Chou cacao cru (et plaque de chocolat cru)
À mon goût, ce chou est un parfait équilibre en sucre. Trop serait gâché, pas assez serait fade. Un dévoreur de choux “traditionnels” serait surpris par tant de raffinement pour cette pièce sans artifice.
Madeleine verveine
Excellente idée que d’utiliser une verveine citronnée. Cette madeleine est très aromatique, subtile. Elle fait voyager avec légèreté sans conteste. Une fois mâchée, une pointe fraiche citronnée reste en bouche pour le plaisir d’y retourner. La farine utilisée se marie à merveille avec les saveurs. Un réel coup de coeur.
Entremets chocolat
La mise en bouche de cet entremets, accompagné de chocolat granuleux est très agréable.
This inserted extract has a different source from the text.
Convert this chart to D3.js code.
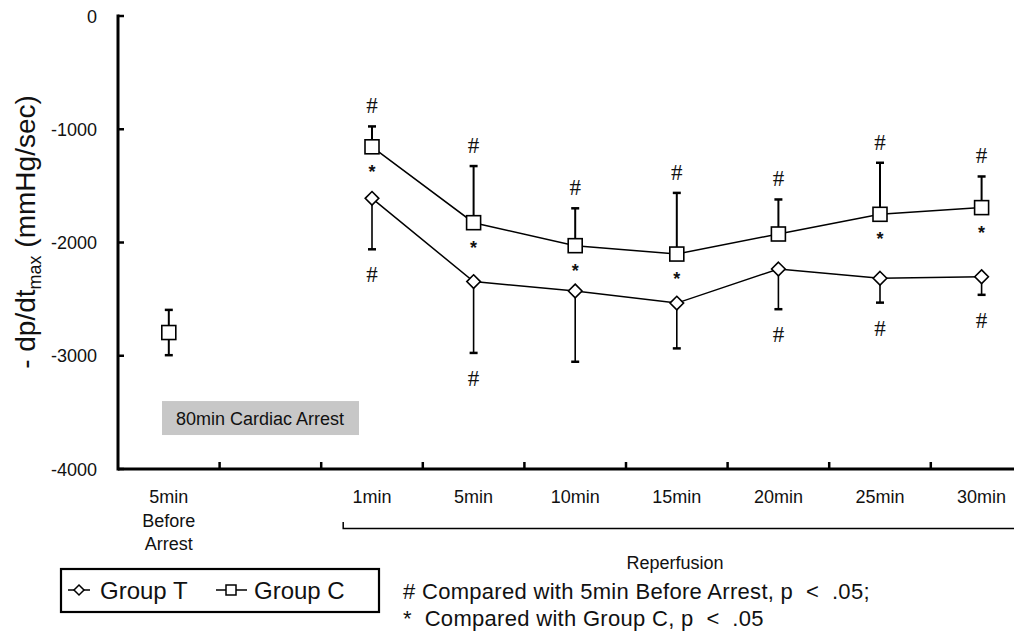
<!DOCTYPE html>
<html>
<head>
<meta charset="utf-8">
<script src="https://cdn.jsdelivr.net/npm/d3@7"></script>
<style>
    body { margin: 0; background: #fff; }
    svg { display: block; font-family: "Liberation Sans", Arial, sans-serif; }
    .tick-label { font-size: 18px; fill: #111; }
</style>
</head>
<body>
<div id="chart"></div>
<script>
// categories along the x axis (second one is an empty gap slot)
var categories = ["5min Before Arrest", "gap", "1min", "5min", "10min", "15min", "20min", "25min", "30min"];
var categoryLines = [["5min", "Before", "Arrest"], [], ["1min"], ["5min"], ["10min"], ["15min"], ["20min"], ["25min"], ["30min"]];

var yTicks = [0, -1000, -2000, -3000, -4000];

// group T (diamond), error bars go down
var groupT = [null, null, -1610, -2345, -2428, -2535, -2234, -2316, -2302];
var groupTsd = [null, null, 450, 630, 625, 400, 355, 215, 160];
var groupThash = [false, false, true, true, false, false, true, true, true];

// group C (square), error bars go up (both ways before arrest)
var groupC = [-2795, null, -1155, -1825, -2028, -2102, -1925, -1751, -1692];
var groupCsd = [200, null, 180, 500, 330, 540, 305, 455, 275];
var groupChash = [false, false, true, true, true, true, true, true, true];
var groupCstar = [false, false, true, true, true, true, false, true, true];

var W = 1014, H = 631;
var svg = d3.select("#chart").append("svg")
    .attr("width", W)
    .attr("height", H);

var x = d3.scaleBand()
    .domain(categories)
    .range([118, 1032.4])
    .padding(0);

var y = d3.scaleLinear()
    .domain([-4000, 0])
    .range([469, 16]);

function cx(i) {
    return x(categories[i]) + x.bandwidth() / 2;
}

// grey annotation box
svg.append("rect")
    .attr("x", 162)
    .attr("y", y(-3400))
    .attr("width", 197)
    .attr("height", y(-3700) - y(-3400))
    .attr("fill", "#c7c7c7");
svg.append("text")
    .attr("x", 260)
    .attr("y", y(-3550) + 6.5)
    .attr("text-anchor", "middle")
    .attr("font-size", 18)
    .attr("fill", "#111")
    .text("80min Cardiac Arrest");

// y axis
var gy = svg.append("g");
gy.append("line")
    .attr("x1", 118).attr("x2", 118)
    .attr("y1", y(0) - 1.5).attr("y2", y(-4000) + 1.5)
    .attr("stroke", "#000").attr("stroke-width", 3);
gy.selectAll(".ytick")
    .data(yTicks)
    .enter()
    .append("line")
    .attr("x1", 118).attr("x2", 124)
    .attr("y1", function (d) { return y(d); })
    .attr("y2", function (d) { return y(d); })
    .attr("stroke", "#000").attr("stroke-width", 2.5);
gy.selectAll(".tick-label")
    .data(yTicks)
    .enter()
    .append("text")
    .attr("class", "tick-label")
    .attr("x", 97)
    .attr("y", function (d) { return y(d) + 6.5; })
    .attr("text-anchor", "end")
    .text(function (d) { return d; });

// y title
var title = svg.append("text")
    .attr("transform", "translate(35,232) rotate(-90)")
    .attr("text-anchor", "middle")
    .attr("font-size", 28)
    .attr("fill", "#111");
title.append("tspan").text("- dp/dt");
title.append("tspan").attr("font-size", 18).attr("dy", 6).text("max");
title.append("tspan").attr("dy", -6).text(" (mmHg/sec)");

// x axis
var gx = svg.append("g");
gx.append("line")
    .attr("x1", 118).attr("x2", 1040)
    .attr("y1", 469).attr("y2", 469)
    .attr("stroke", "#000").attr("stroke-width", 3);
gx.selectAll(".xtick")
    .data(categories.slice(1))
    .enter()
    .append("line")
    .attr("x1", function (d) { return x(d); })
    .attr("x2", function (d) { return x(d); })
    .attr("y1", 469).attr("y2", 462)
    .attr("stroke", "#000").attr("stroke-width", 2.5);

var xl = gx.selectAll(".xlab")
    .data(categoryLines)
    .enter()
    .append("text")
    .attr("class", "tick-label")
    .attr("text-anchor", "middle");
xl.each(function (lines, i) {
    var t = d3.select(this);
    lines.forEach(function (s, k) {
        t.append("tspan")
            .attr("x", cx(i))
            .attr("y", 503 + k * 23.5)
            .text(s);
    });
});

// reperfusion bracket
var bx0 = x("1min") + 22;
svg.append("path")
    .attr("d", "M" + bx0 + ",522V528.5H1020")
    .attr("fill", "none")
    .attr("stroke", "#000")
    .attr("stroke-width", 1.5);
svg.append("text")
    .attr("x", 675)
    .attr("y", 569)
    .attr("text-anchor", "middle")
    .attr("font-size", 18)
    .attr("fill", "#111")
    .text("Reperfusion");

// lines
var line = d3.line()
    .x(function (d) { return cx(d.i); })
    .y(function (d) { return y(d.v); });

function pts(arr, from) {
    return arr.map(function (v, i) { return {i: i, v: v}; }).filter(function (d) { return d.i >= from && d.v !== null; });
}

svg.append("path")
    .datum(pts(groupC, 2))
    .attr("d", line)
    .attr("fill", "none").attr("stroke", "#000").attr("stroke-width", 1.5);
svg.append("path")
    .datum(pts(groupT, 2))
    .attr("d", line)
    .attr("fill", "none").attr("stroke", "#000").attr("stroke-width", 1.5);

// error bars
function errBar(i, from, to, w) {
    svg.append("line")
        .attr("x1", cx(i)).attr("x2", cx(i))
        .attr("y1", y(from)).attr("y2", y(to))
        .attr("stroke", "#000").attr("stroke-width", w);
    svg.append("line")
        .attr("x1", cx(i) - 4).attr("x2", cx(i) + 4)
        .attr("y1", y(to)).attr("y2", y(to))
        .attr("stroke", "#000").attr("stroke-width", 2.5);
}

groupC.forEach(function (v, i) {
    if (v === null) return;
    errBar(i, v, v + groupCsd[i], 2);
    if (i === 0) errBar(i, v, v - groupCsd[i], 2);
});
groupT.forEach(function (v, i) {
    if (v === null) return;
    errBar(i, v, v - groupTsd[i], 1.6);
});

// markers
svg.selectAll(".sq")
    .data(pts(groupC, 0))
    .enter()
    .append("rect")
    .attr("x", function (d) { return cx(d.i) - 7; })
    .attr("y", function (d) { return y(d.v) - 7; })
    .attr("width", 14).attr("height", 14)
    .attr("fill", "#fff").attr("stroke", "#000").attr("stroke-width", 1.6);

svg.selectAll(".dm")
    .data(pts(groupT, 0))
    .enter()
    .append("path")
    .attr("d", function (d) {
        var px = cx(d.i), py = y(d.v), r = 6.8;
        return "M" + px + "," + (py - r) + "L" + (px + r) + "," + py + "L" + px + "," + (py + r) + "L" + (px - r) + "," + py + "Z";
    })
    .attr("fill", "#fff").attr("stroke", "#000").attr("stroke-width", 1.6);

// significance marks
function hash(px, py) {
    svg.append("text")
        .attr("x", px).attr("y", py + 8)
        .attr("text-anchor", "middle")
        .attr("font-family", "Liberation Serif, serif")
        .attr("font-size", 23)
        .attr("fill", "#111")
        .text("#");
}
function star(px, py) {
    svg.append("text")
        .attr("x", px).attr("y", py + 10)
        .attr("text-anchor", "middle")
        .attr("font-weight", "bold")
        .attr("font-size", 18)
        .attr("fill", "#111")
        .text("*");
}
groupC.forEach(function (v, i) {
    if (v === null) return;
    if (groupChash[i]) hash(cx(i), y(v + groupCsd[i]) - 21);
    if (groupCstar[i]) star(cx(i), y(v) + 21);
});
groupT.forEach(function (v, i) {
    if (v === null) return;
    if (groupThash[i]) hash(cx(i), y(v - groupTsd[i]) + 25);
});

// legend
var lg = svg.append("g");
lg.append("rect")
    .attr("x", 61).attr("y", 569)
    .attr("width", 318).attr("height", 43)
    .attr("fill", "#fff").attr("stroke", "#000").attr("stroke-width", 2.2);
lg.append("line").attr("x1", 68).attr("x2", 90).attr("y1", 590).attr("y2", 590)
    .attr("stroke", "#000").attr("stroke-width", 1.5);
lg.append("path")
    .attr("d", "M79,585L84,590L79,595L74,590Z")
    .attr("fill", "#fff").attr("stroke", "#000").attr("stroke-width", 1.5);
lg.append("text").attr("x", 100).attr("y", 599).attr("font-size", 24).attr("fill", "#111").text("Group T");
lg.append("line").attr("x1", 216).attr("x2", 247).attr("y1", 590).attr("y2", 590)
    .attr("stroke", "#000").attr("stroke-width", 1.5);
lg.append("rect")
    .attr("x", 226).attr("y", 585).attr("width", 10).attr("height", 10)
    .attr("fill", "#fff").attr("stroke", "#000").attr("stroke-width", 1.5);
lg.append("text").attr("x", 254).attr("y", 599).attr("font-size", 24).attr("fill", "#111").text("Group C");

// footnotes
svg.append("text").attr("x", 403).attr("y", 599).attr("font-size", 22).attr("fill", "#111")
    .attr("letter-spacing", 0.3)
    .attr("xml:space", "preserve")
    .text("# Compared with 5min Before Arrest, p  <  .05;");
svg.append("text").attr("x", 403).attr("y", 626).attr("font-size", 22).attr("fill", "#111")
    .attr("letter-spacing", 0.3)
    .attr("xml:space", "preserve")
    .text("*  Compared with Group C, p  <  .05");
</script>
</body>
</html>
J’aspire même à un poil moins de sucre tant le chocolat cru se suffit à lui même, mais je ne sais pas si cela serait partagé, car je ne suis pas une référence en mangeant de la fève cacao criolo du Pérou à 100%, c’est-à-dire sans une once de sucre.
Entremets calisson
L’avant-dernier gâteau, un entremets à la saveur calisson, est un assemblage d’ingrédients rappelant “le calisson”. Le risque de ne pas retrouver la saveur aixoise m’a traversé l’esprit jusqu’à sa mise en bouche, mais j’ai été bluffé par l’assemblage aromatique. Chaque pièce compte et construit la saveur calisson. Une réelle et agréable surprise.
Tartelette orange
Cette tarte à l’orange est superbe. Sa couleur et sa texture sont extrêmement appétissantes, mais en l’occurrence j’ai une petite remarque, plus qu’un reproche. L’orange et l’appareil sont fraichement installés sur une pâte que je trouve un poil trop épaisse et qui semble manquer de la saveur acidulée d’un agrume, de la note florale d’une herbe infusée ou d’un gout “noisetté” de sésame torréfié. Ne serait-ce que pour me dire que l’excellence devient la somme d’expériences ? Peut-être aurais-je dû commencer la dégustation par celle-ci pour respecter une montée en saveurs ?
Un constat
Je crois que l’on note une agréable surprise de ma part, non cachée et assumée. Je suis enthousiaste pour ces entrepreneurs courageux, engagés, militants qui vous veulent du bien. Ils ont choisir de faire leurs métiers avec intelligence et bienveillance. Au quotidien, le fruit de leurs travails imprègne leurs produits. Je vous encourage, une fois de plus, à répondre à ces initiatives rares, mais bien réelles. Cherchez autour de chez vous, soyez curieux. Trouvez ces audacieux afin de les laisser partager avec vous leurs talents et labeurs.